At least 57 inmates were killed on Monday during a prison riot in northern Brazil as rival gang factions fought each other, an official said.
Sixteen people were decapitated in the second major eruption of violence to rock the nation’s severely overpopulated and deadly prison system in as many months.
Fighting broke out in the Altamira Regional Recovery Center at about 7am, an official from the Para State Penitentiary Department said.
Photo: Reuters
Two guards were taken hostage during the hours-long clashes, which were brought under control at about midday.
The guards were eventually freed.
Brazilian TV showed footage of thick black smoke rising from the prison compound and people sitting on the roof of a building. Other images showed flames inside a building that almost reached the ceiling and people, apparently prisoners, sitting on the ground outside.
“It is likely that many detainees died from asphyxiation [from smoke],” a government official said.
No firearms were found at the scene, but improvised knives appear to have been used in the turf war, the department said in a statement.
Some of the bodies had not yet been recovered due to the heat inside some of the prison structures.
The Brazilian Ministry of Justice and Public Security said that ringleaders of the violence would be transferred to federal jails, which are more secure.
About 311 prisoners were being held at the jail, which the department said was not overcrowded. It reportedly has a capacity for 200 inmates.
An outbreak of violence in the same prison in September last year left at least seven inmates dead, local media reported previously. Guards had apparently foiled an attempted prison escape.
In May at least 55 prisoners were killed at several jails in the neighboring state of Amazonas, violence also blamed on an apparent drug trafficking gang dispute.
Most of the victims were killed by asphyxiation, the state government said at the time, as the federal government dispatched reinforcements to boost security in the jails.
Brazil has the world’s third-largest prison population after the US and China, with 726,354 inmates as of June 2017, according to official statistics released this month.
The population is way above the capacity of the nation’s jails, which in the same year was estimated to be 423,242 inmates.
The federal government had been expected to add another 115,000 inmates by the end of last year, Human Rights Watch said in a report.
About 33 percent of the prison population is made up of pretrial detainees.
Experts estimate that hundreds of people are killed in prison violence every year in Brazil.
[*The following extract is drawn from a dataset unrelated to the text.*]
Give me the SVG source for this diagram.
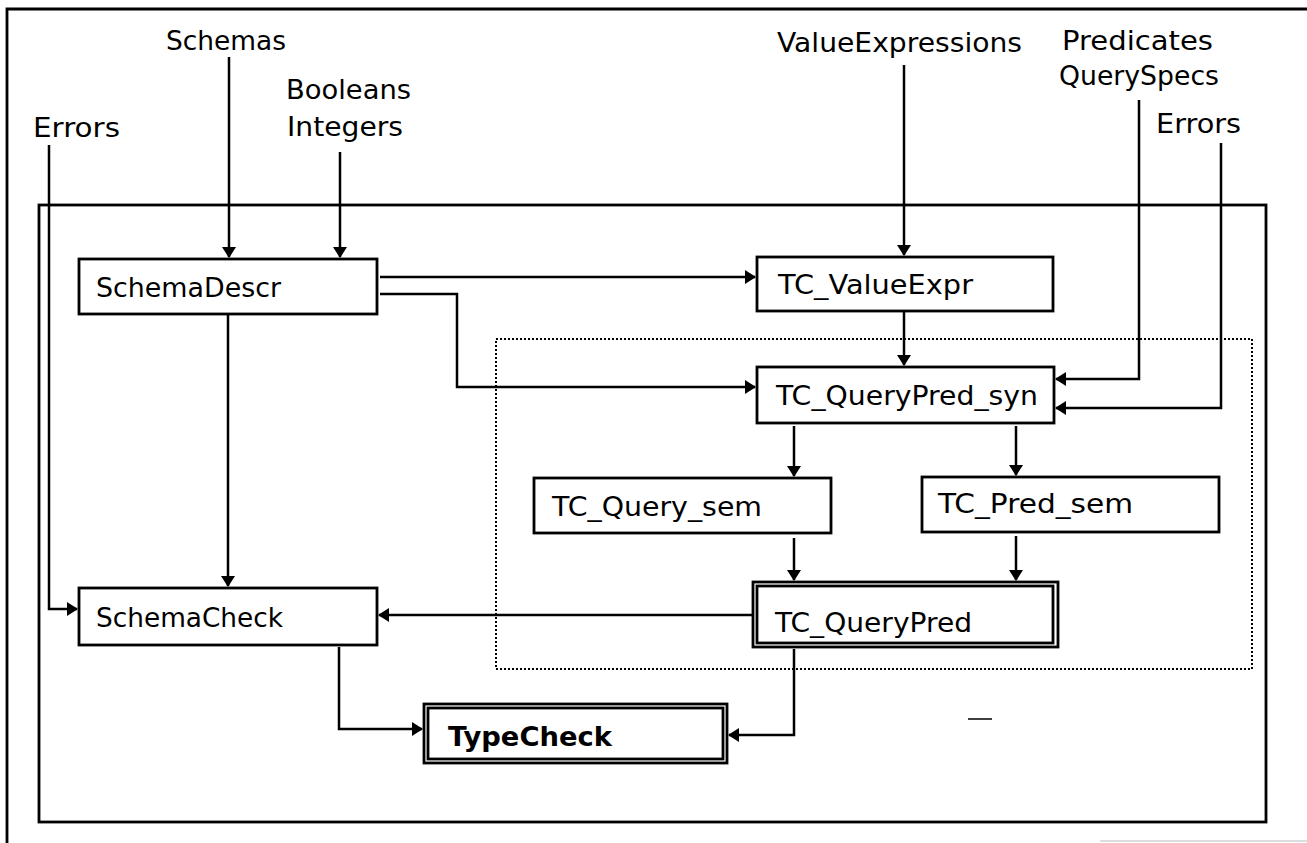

Conditions have been described as inhuman, with most inmates poor, black and with little formal education.
“Brazilian policymakers have typically responded to the prison crisis by building more prisons, stiffening penalties, and separating gang leaders from the rank and file,” said Robert Muggah, research director at the Igarape Institute, a think tank in Rio de Janeiro. “The only way the government can turn the situation around in the short term is by reducing the stock and flow of inmates.”